Aliens Have Invaded! Area and Perimeter

Even though we finished up our space unit a few weeks ago, we still needed a biittt longer to banish the aliens finish up our alien area and perimeter unit. Area and perimeter of rectangles/squares is something that was pretty easy for the kids to understand, but it opens up a WHOLE new world for them and for our classroom discussions. 

Throughout this exploration we were connecting our knowledge of multiplication, repeated addition, the commutative property, 2-D shapes, fractions of shapes, adding fractions, adding number strings and subtracting to find the difference. The kids' math vocabulary was flying through the room! I love these moments when all their learning just "clicks." 

Love seeing some addition strategies being used! 

We started off by learning that {ahh! the horror!} we'd been invaded by some very picky moon men.  We'd been studying the moon for quite some time, so it wasn't a big stretch. :) First, we had to design a spaceship so they could get back to the moon as fast as possible. 

Using the partial boxes led to a fun discussion about halves and adding fractions. 
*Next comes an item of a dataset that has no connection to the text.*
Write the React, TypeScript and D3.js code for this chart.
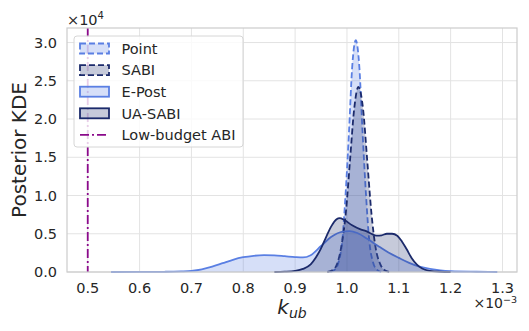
import React, { useEffect, useRef } from 'react';
import * as d3 from 'd3';

// x values in units of 1e-3, densities in units of 1e4
const xTicks = [0.5, 0.6, 0.7, 0.8, 0.9, 1.0, 1.1, 1.2, 1.3];
const yTicks = [0, 0.5, 1.0, 1.5, 2.0, 2.5, 3.0];

const pointX = [0.968, 0.977, 0.984, 0.991, 0.997, 1.004, 1.010, 1.017, 1.024, 1.030, 1.037, 1.043, 1.050, 1.057, 1.066];
const pointY = [0.0, 0.034, 0.133, 0.41, 0.98, 1.84, 2.67, 3.03, 2.67, 1.84, 0.98, 0.41, 0.133, 0.034, 0.0];

const sabiX = [0.962, 0.973, 0.981, 0.989, 0.998, 1.006, 1.014, 1.022, 1.031, 1.039, 1.047, 1.055, 1.064, 1.072, 1.083];
const sabiY = [0.0, 0.027, 0.106, 0.328, 0.784, 1.468, 2.136, 2.42, 2.136, 1.468, 0.784, 0.328, 0.106, 0.027, 0.0];

const epostX = [0.545, 0.6, 0.65, 0.68, 0.7, 0.72, 0.74, 0.76, 0.78, 0.8, 0.82, 0.84, 0.86, 0.88, 0.9, 0.915, 0.93, 0.95, 0.97, 0.99, 1.005, 1.02, 1.04, 1.06, 1.08, 1.1, 1.12, 1.14, 1.16, 1.18, 1.2, 1.25, 1.29];
const epostY = [0.0, 0.001, 0.003, 0.008, 0.015, 0.035, 0.07, 0.115, 0.16, 0.193, 0.212, 0.22, 0.218, 0.207, 0.195, 0.19, 0.22, 0.34, 0.46, 0.525, 0.535, 0.51, 0.43, 0.34, 0.255, 0.185, 0.12, 0.07, 0.04, 0.02, 0.01, 0.003, 0.0];

const uaX = [0.86, 0.88, 0.9, 0.915, 0.93, 0.94, 0.95, 0.96, 0.97, 0.98, 0.986, 0.995, 1.01, 1.025, 1.037, 1.047, 1.057, 1.067, 1.077, 1.087, 1.097, 1.106, 1.115, 1.125, 1.135, 1.145, 1.16, 1.18, 1.2];
const uaY = [0.0, 0.004, 0.015, 0.04, 0.1, 0.19, 0.31, 0.46, 0.6, 0.69, 0.705, 0.68, 0.61, 0.56, 0.535, 0.5, 0.475, 0.48, 0.5, 0.5, 0.475, 0.4, 0.3, 0.18, 0.095, 0.045, 0.015, 0.003, 0.0];

const lowBudgetX = 0.5;

const legendLabels = ['Point', 'SABI', 'E-Post', 'UA-SABI', 'Low-budget ABI'];

const LIGHT = '#5a7fe3';
const NAVY = '#1b2a6b';
const PURPLE = '#8b0a8b';

const W = 529;
const H = 331;
const margin = { top: 28, right: 12, bottom: 59, left: 67 };

const App = () => {
  const ref = useRef(null);

  useEffect(() => {
    const svg = d3.select(ref.current);
    svg.selectAll('*').remove();
    const font = 'DejaVu Sans, sans-serif';
    const textColor = '#262626';

    const x = d3.scaleLinear().domain([0.46, 1.328]).range([margin.left, W - margin.right]);
    const y = d3.scaleLinear().domain([0, 3.19]).range([H - margin.bottom, margin.top]);

    const g = svg.append('g');

    // grid
    g.selectAll('.gx').data(xTicks).enter().append('line')
      .attr('x1', (d) => x(d)).attr('x2', (d) => x(d))
      .attr('y1', margin.top).attr('y2', H - margin.bottom)
      .attr('stroke', '#e3e3e3').attr('stroke-width', 1);
    g.selectAll('.gy').data(yTicks).enter().append('line')
      .attr('x1', margin.left).attr('x2', W - margin.right)
      .attr('y1', (d) => y(d)).attr('y2', (d) => y(d))
      .attr('stroke', '#e3e3e3').attr('stroke-width', 1);

    // purple low budget line
    g.append('line')
      .attr('x1', x(lowBudgetX)).attr('x2', x(lowBudgetX))
      .attr('y1', margin.top).attr('y2', H - margin.bottom)
      .attr('stroke', PURPLE).attr('stroke-width', 1.8)
      .attr('stroke-dasharray', '9,3,2,3');

    const series = [
      { xs: pointX, ys: pointY, color: LIGHT, dash: '6,3' },
      { xs: sabiX, ys: sabiY, color: NAVY, dash: '6,3' },
      { xs: epostX, ys: epostY, color: LIGHT, dash: null },
      { xs: uaX, ys: uaY, color: NAVY, dash: null },
    ];

    const area = d3.area()
      .x((d) => x(d[0])).y0(y(0)).y1((d) => y(d[1]))
      .curve(d3.curveMonotoneX);
    const line = d3.line()
      .x((d) => x(d[0])).y((d) => y(d[1]))
      .curve(d3.curveMonotoneX);

    series.forEach((s) => {
      const pts = s.xs.map((v, i) => [v, s.ys[i]]);
      g.append('path').attr('d', area(pts))
        .attr('fill', s.color).attr('fill-opacity', 0.25).attr('stroke', 'none');
      g.append('path').attr('d', line(pts))
        .attr('fill', 'none').attr('stroke', s.color).attr('stroke-width', 1.8)
        .attr('stroke-dasharray', s.dash);
    });

    // frame
    g.append('rect')
      .attr('x', margin.left).attr('y', margin.top)
      .attr('width', W - margin.left - margin.right)
      .attr('height', H - margin.top - margin.bottom)
      .attr('fill', 'none').attr('stroke', '#cccccc').attr('stroke-width', 1.2);

    // tick labels
    g.selectAll('.tx').data(xTicks).enter().append('text')
      .attr('x', (d) => x(d)).attr('y', 292.5)
      .attr('text-anchor', 'middle').attr('font-family', font).attr('font-size', 14.5)
      .attr('fill', textColor).text((d) => d.toFixed(1));
    g.selectAll('.ty').data(yTicks).enter().append('text')
      .attr('x', 57).attr('y', (d) => y(d)).attr('dy', '0.36em')
      .attr('text-anchor', 'end').attr('font-family', font).attr('font-size', 14.5)
      .attr('fill', textColor).text((d) => d.toFixed(1));

    // offset labels
    const yo = g.append('text').attr('x', margin.left).attr('y', 25)
      .attr('font-family', font).attr('font-size', 14.5).attr('fill', textColor);
    yo.append('tspan').text('×10');
    yo.append('tspan').attr('font-size', 10).attr('dy', -6).text('4');

    const xo = g.append('text').attr('x', W - margin.right).attr('y', 308)
      .attr('text-anchor', 'end')
      .attr('font-family', font).attr('font-size', 14).attr('fill', textColor);
    xo.append('tspan').text('×10');
    xo.append('tspan').attr('font-size', 9.5).attr('dy', -5).text('−3');

    // axis labels
    g.append('text')
      .attr('transform', `translate(26,${(margin.top + H - margin.bottom) / 2}) rotate(-90)`)
      .attr('text-anchor', 'middle').attr('font-family', font).attr('font-size', 20)
      .attr('fill', textColor).text('Posterior KDE');
    const xl = g.append('text')
      .attr('x', (margin.left + W - margin.right) / 2).attr('y', 314)
      .attr('text-anchor', 'middle').attr('font-family', font).attr('font-size', 20)
      .attr('font-style', 'italic').attr('fill', textColor);
    xl.append('tspan').text('k');
    xl.append('tspan').attr('font-size', 14).attr('dy', 4).text('ub');

    // legend
    const lg = g.append('g');
    lg.append('rect')
      .attr('x', 74).attr('y', 36).attr('width', 169).attr('height', 111)
      .attr('rx', 3).attr('fill', 'white').attr('fill-opacity', 0.8)
      .attr('stroke', '#d6d6d6').attr('stroke-width', 1);
    const rowY = (i) => 48.5 + i * 21.6;
    legendLabels.forEach((lab, i) => {
      const yy = rowY(i);
      if (i < 4) {
        const s = series[i];
        lg.append('rect').attr('x', 80).attr('y', yy - 5).attr('width', 29).attr('height', 10)
          .attr('fill', s.color).attr('fill-opacity', 0.25)
          .attr('stroke', s.color).attr('stroke-width', 1.8)
          .attr('stroke-dasharray', s.dash);
      } else {
        lg.append('line').attr('x1', 80).attr('x2', 109).attr('y1', yy).attr('y2', yy)
          .attr('stroke', PURPLE).attr('stroke-width', 1.8)
          .attr('stroke-dasharray', '9,3,2,3');
      }
      lg.append('text').attr('x', 121.5).attr('y', yy).attr('dy', '0.36em')
        .attr('font-family', font).attr('font-size', 14.5).attr('fill', textColor)
        .text(lab);
    });
  }, []);

  return (
    <svg ref={ref} width={W} height={H}
      style={{ position: 'absolute', left: 0, top: 0, background: 'white' }} />
  );
};

export default App;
It was going to take quite some time for the aliens' ship to be built, so we had to pick out a fenced in area for them. To do this we had to figure out the amount of space they'd want (moon men like to be close to each other, so we had to pick the smallest area we could). 
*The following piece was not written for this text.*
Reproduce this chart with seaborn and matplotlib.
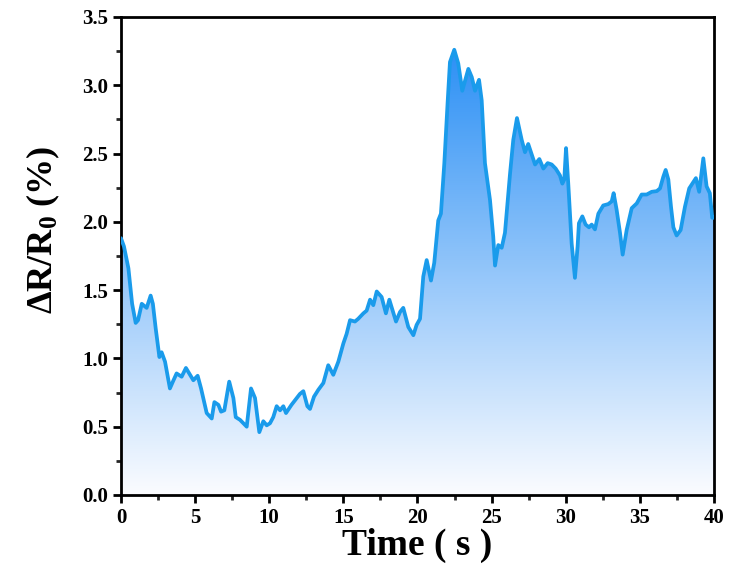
import numpy as np
import pandas as pd
import matplotlib
matplotlib.use("Agg")
import matplotlib.pyplot as plt
from matplotlib.colors import LinearSegmentedColormap
from matplotlib.ticker import MultipleLocator
import seaborn as sns

# Relative resistance change over time
time_s = [0.0, 0.2, 0.5, 0.75, 0.99, 1.15, 1.4, 1.73, 2.0, 2.15, 2.34, 2.59, 2.74, 2.97,
          3.3, 3.5, 3.75, 4.09, 4.38, 4.6, 4.88, 5.17, 5.4, 5.78, 6.12, 6.3, 6.57, 6.75,
          6.97, 7.3, 7.58, 7.74, 8.03, 8.25, 8.48, 8.77, 9.04, 9.33, 9.6, 9.83, 10.05,
          10.27, 10.5, 10.73, 10.95, 11.13, 11.5, 12.07, 12.3, 12.57, 12.75, 13.02, 13.31,
          13.65, 13.98, 14.32, 14.66, 15.0, 15.22, 15.45, 15.78, 16.0, 16.35, 16.57, 16.8,
          17.02, 17.25, 17.58, 17.87, 18.1, 18.55, 18.82, 19.04, 19.38, 19.72, 19.94,
          20.17, 20.39, 20.62, 20.91, 21.13, 21.4, 21.58, 21.81, 22.03, 22.19, 22.48,
          22.75, 23.02, 23.43, 23.66, 23.88, 24.15, 24.33, 24.55, 24.89, 25.11, 25.23,
          25.45, 25.68, 25.9, 26.24, 26.46, 26.71, 27.03, 27.25, 27.47, 27.93, 28.22,
          28.49, 28.78, 29.05, 29.32, 29.61, 29.77, 29.9, 30.02, 30.17, 30.4, 30.62,
          30.8, 30.89, 31.12, 31.34, 31.57, 31.75, 31.97, 32.2, 32.53, 32.87, 33.1,
          33.23, 33.43, 33.66, 33.84, 34.11, 34.45, 34.79, 35.12, 35.46, 35.8, 36.14,
          36.36, 36.58, 36.74, 36.92, 37.1, 37.26, 37.48, 37.75, 38.04, 38.33, 38.6,
          38.78, 39.0, 39.28, 39.5, 39.72, 39.88, 40.0]
delta_r = [1.88, 1.82, 1.66, 1.40, 1.26, 1.28, 1.40, 1.37, 1.46, 1.40, 1.22, 1.01, 1.045, 0.976,
           0.78, 0.83, 0.89, 0.866, 0.93, 0.89, 0.84, 0.873, 0.78, 0.60, 0.56, 0.68, 0.66, 0.61,
           0.62, 0.83, 0.71, 0.57, 0.55, 0.525, 0.50, 0.78, 0.71, 0.46, 0.54, 0.51, 0.525,
           0.57, 0.65, 0.62, 0.65, 0.60, 0.66, 0.74, 0.76, 0.65, 0.63, 0.72, 0.77,
           0.82, 0.95, 0.88, 0.976, 1.11, 1.18, 1.28, 1.27, 1.29, 1.33, 1.35, 1.43,
           1.39, 1.49, 1.45, 1.33, 1.43, 1.27, 1.34, 1.37, 1.23, 1.17, 1.245,
           1.29, 1.60, 1.72, 1.57, 1.70, 2.01, 2.06, 2.43, 2.87, 3.17, 3.26,
           3.16, 2.96, 3.12, 3.06, 2.96, 3.04, 2.89, 2.43, 2.16, 1.89, 1.68,
           1.83, 1.81, 1.92, 2.35, 2.60, 2.76, 2.60, 2.51, 2.57, 2.42, 2.46,
           2.39, 2.43, 2.42, 2.39, 2.34, 2.28, 2.31, 2.54, 2.28, 1.84, 1.59,
           1.82, 1.99, 2.04, 1.98, 1.96, 1.98, 1.945, 2.06, 2.12, 2.13, 2.15,
           2.21, 2.09, 1.92, 1.76, 1.94, 2.10, 2.135, 2.20, 2.20, 2.22, 2.225,
           2.245, 2.33, 2.38, 2.31, 2.11, 1.96, 1.90, 1.94, 2.11, 2.245, 2.29,
           2.32, 2.22, 2.465, 2.26, 2.21, 2.03, 2.03]

x_ticks = [0, 5, 10, 15, 20, 25, 30, 35, 40]
y_ticks = [0.0, 0.5, 1.0, 1.5, 2.0, 2.5, 3.0, 3.5]

df = pd.DataFrame({"Time": time_s, "dR": delta_r})

sns.set_style("ticks")
plt.rcParams["font.family"] = ["Liberation Serif", "DejaVu Serif"]
plt.rcParams["font.weight"] = "bold"
plt.rcParams["text.color"] = "black"
plt.rcParams["axes.labelcolor"] = "black"
plt.rcParams["mathtext.fontset"] = "custom"
plt.rcParams["mathtext.rm"] = "Liberation Serif:bold"
plt.rcParams["mathtext.bf"] = "Liberation Serif:bold"
plt.rcParams["mathtext.default"] = "rm"

fig = plt.figure(figsize=(7.32, 5.88), dpi=100)
ax = fig.add_axes([0.1653, 0.1582, 0.8101, 0.8129])

line_color = "#1a9beb"
sns.lineplot(data=df, x="Time", y="dR", ax=ax, color=line_color, lw=2.7,
             solid_joinstyle="round", zorder=3)

# Gradient fill under the curve
poly = ax.fill_between(df["Time"], df["dR"], 0, color="none", lw=0)
cmap = LinearSegmentedColormap.from_list("fade", ["#fbfcff", "#2c90f5"])
ymax = max(delta_r)
grad = np.linspace(0, 1, 256).reshape(-1, 1)
img = ax.imshow(grad, cmap=cmap, aspect="auto", origin="lower",
                extent=[0, 40, 0, ymax], zorder=2)
img.set_clip_path(poly.get_paths()[0], transform=ax.transData)

ax.set_xlim(0, 40)
ax.set_ylim(0, 3.5)
ax.set_xticks(x_ticks)
ax.set_yticks(y_ticks)
ax.set_xticklabels([str(t) for t in x_ticks])
ax.set_yticklabels([f"{t:.1f}" for t in y_ticks])
ax.xaxis.set_minor_locator(MultipleLocator(2.5))
ax.yaxis.set_minor_locator(MultipleLocator(0.25))

for s in ax.spines.values():
    s.set_visible(True)
    s.set_linewidth(2.0)
    s.set_color("black")

ax.tick_params(axis="both", which="major", direction="out", length=6, width=2.0,
               labelsize=15, colors="black", top=False, right=False)
ax.tick_params(axis="both", which="minor", direction="out", length=3.5, width=2.0,
               top=False, right=False)
for lab in ax.get_xticklabels() + ax.get_yticklabels():
    lab.set_fontweight("bold")

ax.set_xlabel("Time ( s )", fontsize=27, fontweight="bold", color="black")
ax.set_ylabel(r"$\Delta$R/R$_0$ (%)", fontsize=26, fontweight="bold", color="black")
ax.xaxis.set_label_coords(0.5, -0.069)
ax.yaxis.set_label_coords(-0.1, 0.555)

fig.savefig("out.png", dpi=100)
We then discussed some perimeter options, including both perimeter of rectangles and non-standard shapes. I was blown away by how quickly they caught on! 
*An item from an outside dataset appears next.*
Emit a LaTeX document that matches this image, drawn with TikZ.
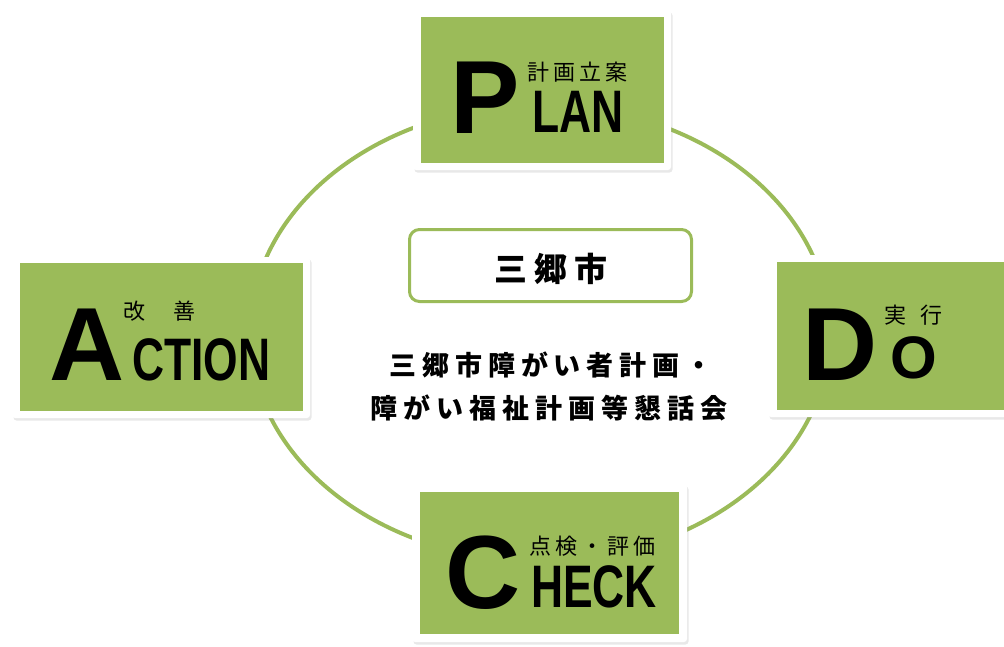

At first I'd mentioned to the class that perimeter can be tricky, because it may seem like we're counting the corner tiles "twice", because we count two sides of the corner tiles. They quickly came up with this solution - measure using the outside! 

We ended with a culminating CHALLENGE problem - to design an area with the maximum amount of perimeter (so the aliens could hang their art) and the smallest amount of area. Their ideas were AWESOME!

One student quickly saw the best way to maximize the difference between his perimeter and area was to figure out how to have as many boxes as possible alone, without touching any of the other boxes. He didn't quite come up with the idea of a diagonal line, but he was close! 


This was a fun and pretty low-prep unit for me. Thanks, aliens. ;)  Up next: geometry (shew!). 

If you're interested in buying this unit - stop by my TpT store! 


  1. This is so clever! We are just starting both units: space and area/perimeter. I never would have thought of combing the two in this way--it's fantastic!

  2. Love the integrated teaching! I am trying to get teachers at my school to move more towards this model. Very engaging for students and a great way to tie all subjects together!!